§ REQUIRED TASK: All of the data that follows should be retyped exactly, please, except the pictures.

§ DATASET SECTION:
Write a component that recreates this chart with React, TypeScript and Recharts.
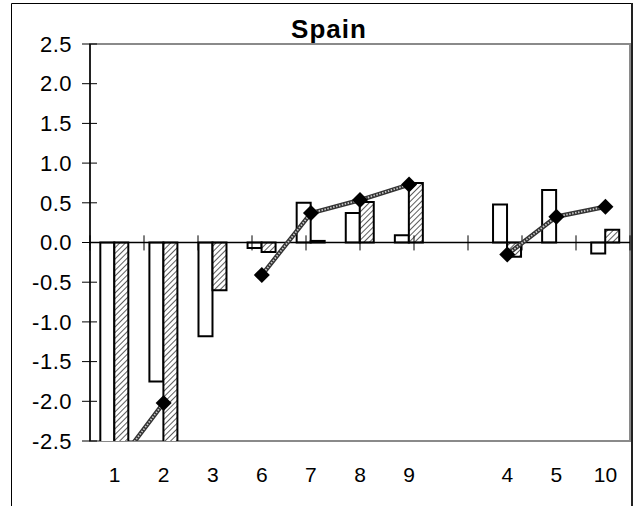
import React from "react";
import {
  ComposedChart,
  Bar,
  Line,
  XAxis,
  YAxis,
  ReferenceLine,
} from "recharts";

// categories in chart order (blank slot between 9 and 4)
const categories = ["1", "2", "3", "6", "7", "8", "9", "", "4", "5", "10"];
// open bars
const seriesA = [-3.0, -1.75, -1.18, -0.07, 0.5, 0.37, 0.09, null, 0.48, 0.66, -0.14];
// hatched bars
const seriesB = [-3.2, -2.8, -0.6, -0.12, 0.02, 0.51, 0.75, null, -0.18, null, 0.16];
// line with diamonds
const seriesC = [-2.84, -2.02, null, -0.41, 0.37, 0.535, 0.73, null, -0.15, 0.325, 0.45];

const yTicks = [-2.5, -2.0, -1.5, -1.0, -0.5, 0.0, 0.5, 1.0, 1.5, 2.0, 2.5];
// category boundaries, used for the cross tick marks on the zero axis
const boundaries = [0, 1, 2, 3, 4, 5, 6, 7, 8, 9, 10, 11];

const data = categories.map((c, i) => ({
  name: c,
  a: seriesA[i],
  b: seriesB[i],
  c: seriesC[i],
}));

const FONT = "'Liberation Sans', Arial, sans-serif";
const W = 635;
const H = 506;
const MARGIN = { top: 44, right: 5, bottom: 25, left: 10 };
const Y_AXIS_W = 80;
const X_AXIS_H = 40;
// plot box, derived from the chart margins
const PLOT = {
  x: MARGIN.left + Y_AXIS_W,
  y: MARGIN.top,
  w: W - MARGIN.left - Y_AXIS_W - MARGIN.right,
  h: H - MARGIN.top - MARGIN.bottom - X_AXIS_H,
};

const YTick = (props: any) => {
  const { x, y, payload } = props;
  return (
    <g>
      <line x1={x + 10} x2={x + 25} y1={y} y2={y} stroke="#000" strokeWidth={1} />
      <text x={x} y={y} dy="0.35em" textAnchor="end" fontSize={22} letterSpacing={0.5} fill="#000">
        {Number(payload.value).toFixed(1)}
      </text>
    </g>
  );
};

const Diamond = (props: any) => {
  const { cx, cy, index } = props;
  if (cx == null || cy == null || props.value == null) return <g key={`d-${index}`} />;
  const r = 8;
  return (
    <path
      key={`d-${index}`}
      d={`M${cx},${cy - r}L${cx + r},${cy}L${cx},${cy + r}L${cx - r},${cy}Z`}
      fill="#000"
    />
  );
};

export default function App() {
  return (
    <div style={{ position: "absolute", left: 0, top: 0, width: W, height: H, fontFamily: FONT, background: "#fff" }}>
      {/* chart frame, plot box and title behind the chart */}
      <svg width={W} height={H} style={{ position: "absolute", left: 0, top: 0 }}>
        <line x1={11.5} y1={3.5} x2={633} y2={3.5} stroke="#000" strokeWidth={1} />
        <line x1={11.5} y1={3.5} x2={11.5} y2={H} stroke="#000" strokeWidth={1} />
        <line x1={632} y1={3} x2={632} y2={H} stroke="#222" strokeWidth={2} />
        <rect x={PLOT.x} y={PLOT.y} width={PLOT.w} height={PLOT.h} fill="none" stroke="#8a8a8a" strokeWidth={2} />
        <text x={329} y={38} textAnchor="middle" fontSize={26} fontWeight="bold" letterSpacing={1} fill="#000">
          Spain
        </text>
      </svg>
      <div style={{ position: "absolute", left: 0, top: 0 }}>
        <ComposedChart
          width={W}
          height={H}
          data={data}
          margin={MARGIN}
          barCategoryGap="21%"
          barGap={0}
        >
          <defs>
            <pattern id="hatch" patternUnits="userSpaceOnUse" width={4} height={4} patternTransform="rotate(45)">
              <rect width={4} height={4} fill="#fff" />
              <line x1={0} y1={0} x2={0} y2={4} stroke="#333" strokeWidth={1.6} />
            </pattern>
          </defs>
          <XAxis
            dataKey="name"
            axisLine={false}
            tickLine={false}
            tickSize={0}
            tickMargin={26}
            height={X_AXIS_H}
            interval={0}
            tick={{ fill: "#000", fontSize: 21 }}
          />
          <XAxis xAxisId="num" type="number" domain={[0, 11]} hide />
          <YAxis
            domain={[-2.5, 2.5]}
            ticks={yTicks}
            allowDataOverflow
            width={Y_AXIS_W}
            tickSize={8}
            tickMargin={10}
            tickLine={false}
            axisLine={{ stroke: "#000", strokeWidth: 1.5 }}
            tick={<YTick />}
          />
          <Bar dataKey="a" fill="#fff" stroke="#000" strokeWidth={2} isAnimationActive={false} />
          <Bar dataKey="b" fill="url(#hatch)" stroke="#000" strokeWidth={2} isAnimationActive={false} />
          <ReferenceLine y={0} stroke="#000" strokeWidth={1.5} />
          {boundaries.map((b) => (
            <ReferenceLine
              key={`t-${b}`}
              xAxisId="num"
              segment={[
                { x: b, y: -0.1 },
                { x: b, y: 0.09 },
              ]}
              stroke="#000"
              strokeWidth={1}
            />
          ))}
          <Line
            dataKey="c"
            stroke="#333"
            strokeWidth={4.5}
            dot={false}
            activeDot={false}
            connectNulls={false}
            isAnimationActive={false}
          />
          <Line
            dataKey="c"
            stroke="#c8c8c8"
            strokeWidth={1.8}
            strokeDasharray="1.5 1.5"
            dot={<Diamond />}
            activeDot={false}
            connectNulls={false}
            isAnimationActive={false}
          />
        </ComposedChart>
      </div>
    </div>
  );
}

§ OUTPUT FOR THIS EXERCISE:
Write a component that recreates this chart with React, TypeScript and Recharts.
import React from "react";
import {
  ComposedChart,
  Bar,
  Line,
  XAxis,
  YAxis,
  ReferenceLine,
} from "recharts";

// categories in chart order (blank slot between 9 and 4)
const categories = ["1", "2", "3", "6", "7", "8", "9", "", "4", "5", "10"];
// open bars
const seriesA = [-3.0, -1.75, -1.18, -0.07, 0.5, 0.37, 0.09, null, 0.48, 0.66, -0.14];
// hatched bars
const seriesB = [-3.2, -2.8, -0.6, -0.12, 0.02, 0.51, 0.75, null, -0.18, null, 0.16];
// line with diamonds
const seriesC = [-2.84, -2.02, null, -0.41, 0.37, 0.535, 0.73, null, -0.15, 0.325, 0.45];

const yTicks = [-2.5, -2.0, -1.5, -1.0, -0.5, 0.0, 0.5, 1.0, 1.5, 2.0, 2.5];
// category boundaries, used for the cross tick marks on the zero axis
const boundaries = [0, 1, 2, 3, 4, 5, 6, 7, 8, 9, 10, 11];

const data = categories.map((c, i) => ({
  name: c,
  a: seriesA[i],
  b: seriesB[i],
  c: seriesC[i],
}));

const FONT = "'Liberation Sans', Arial, sans-serif";
const W = 635;
const H = 506;
const MARGIN = { top: 44, right: 5, bottom: 25, left: 10 };
const Y_AXIS_W = 80;
const X_AXIS_H = 40;
// plot box, derived from the chart margins
const PLOT = {
  x: MARGIN.left + Y_AXIS_W,
  y: MARGIN.top,
  w: W - MARGIN.left - Y_AXIS_W - MARGIN.right,
  h: H - MARGIN.top - MARGIN.bottom - X_AXIS_H,
};

const YTick = (props: any) => {
  const { x, y, payload } = props;
  return (
    <g>
      <line x1={x + 10} x2={x + 25} y1={y} y2={y} stroke="#000" strokeWidth={1} />
      <text x={x} y={y} dy="0.35em" textAnchor="end" fontSize={22} letterSpacing={0.5} fill="#000">
        {Number(payload.value).toFixed(1)}
      </text>
    </g>
  );
};

const Diamond = (props: any) => {
  const { cx, cy, index } = props;
  if (cx == null || cy == null || props.value == null) return <g key={`d-${index}`} />;
  const r = 8;
  return (
    <path
      key={`d-${index}`}
      d={`M${cx},${cy - r}L${cx + r},${cy}L${cx},${cy + r}L${cx - r},${cy}Z`}
      fill="#000"
    />
  );
};

export default function App() {
  return (
    <div style={{ position: "absolute", left: 0, top: 0, width: W, height: H, fontFamily: FONT, background: "#fff" }}>
      {/* chart frame, plot box and title behind the chart */}
      <svg width={W} height={H} style={{ position: "absolute", left: 0, top: 0 }}>
        <line x1={11.5} y1={3.5} x2={633} y2={3.5} stroke="#000" strokeWidth={1} />
        <line x1={11.5} y1={3.5} x2={11.5} y2={H} stroke="#000" strokeWidth={1} />
        <line x1={632} y1={3} x2={632} y2={H} stroke="#222" strokeWidth={2} />
        <rect x={PLOT.x} y={PLOT.y} width={PLOT.w} height={PLOT.h} fill="none" stroke="#8a8a8a" strokeWidth={2} />
        <text x={329} y={38} textAnchor="middle" fontSize={26} fontWeight="bold" letterSpacing={1} fill="#000">
          Spain
        </text>
      </svg>
      <div style={{ position: "absolute", left: 0, top: 0 }}>
        <ComposedChart
          width={W}
          height={H}
          data={data}
          margin={MARGIN}
          barCategoryGap="21%"
          barGap={0}
        >
          <defs>
            <pattern id="hatch" patternUnits="userSpaceOnUse" width={4} height={4} patternTransform="rotate(45)">
              <rect width={4} height={4} fill="#fff" />
              <line x1={0} y1={0} x2={0} y2={4} stroke="#333" strokeWidth={1.6} />
            </pattern>
          </defs>
          <XAxis
            dataKey="name"
            axisLine={false}
            tickLine={false}
            tickSize={0}
            tickMargin={26}
            height={X_AXIS_H}
            interval={0}
            tick={{ fill: "#000", fontSize: 21 }}
          />
          <XAxis xAxisId="num" type="number" domain={[0, 11]} hide />
          <YAxis
            domain={[-2.5, 2.5]}
            ticks={yTicks}
            allowDataOverflow
            width={Y_AXIS_W}
            tickSize={8}
            tickMargin={10}
            tickLine={false}
            axisLine={{ stroke: "#000", strokeWidth: 1.5 }}
            tick={<YTick />}
          />
          <Bar dataKey="a" fill="#fff" stroke="#000" strokeWidth={2} isAnimationActive={false} />
          <Bar dataKey="b" fill="url(#hatch)" stroke="#000" strokeWidth={2} isAnimationActive={false} />
          <ReferenceLine y={0} stroke="#000" strokeWidth={1.5} />
          {boundaries.map((b) => (
            <ReferenceLine
              key={`t-${b}`}
              xAxisId="num"
              segment={[
                { x: b, y: -0.1 },
                { x: b, y: 0.09 },
              ]}
              stroke="#000"
              strokeWidth={1}
            />
          ))}
          <Line
            dataKey="c"
            stroke="#333"
            strokeWidth={4.5}
            dot={false}
            activeDot={false}
            connectNulls={false}
            isAnimationActive={false}
          />
          <Line
            dataKey="c"
            stroke="#c8c8c8"
            strokeWidth={1.8}
            strokeDasharray="1.5 1.5"
            dot={<Diamond />}
            activeDot={false}
            connectNulls={false}
            isAnimationActive={false}
          />
        </ComposedChart>
      </div>
    </div>
  );
}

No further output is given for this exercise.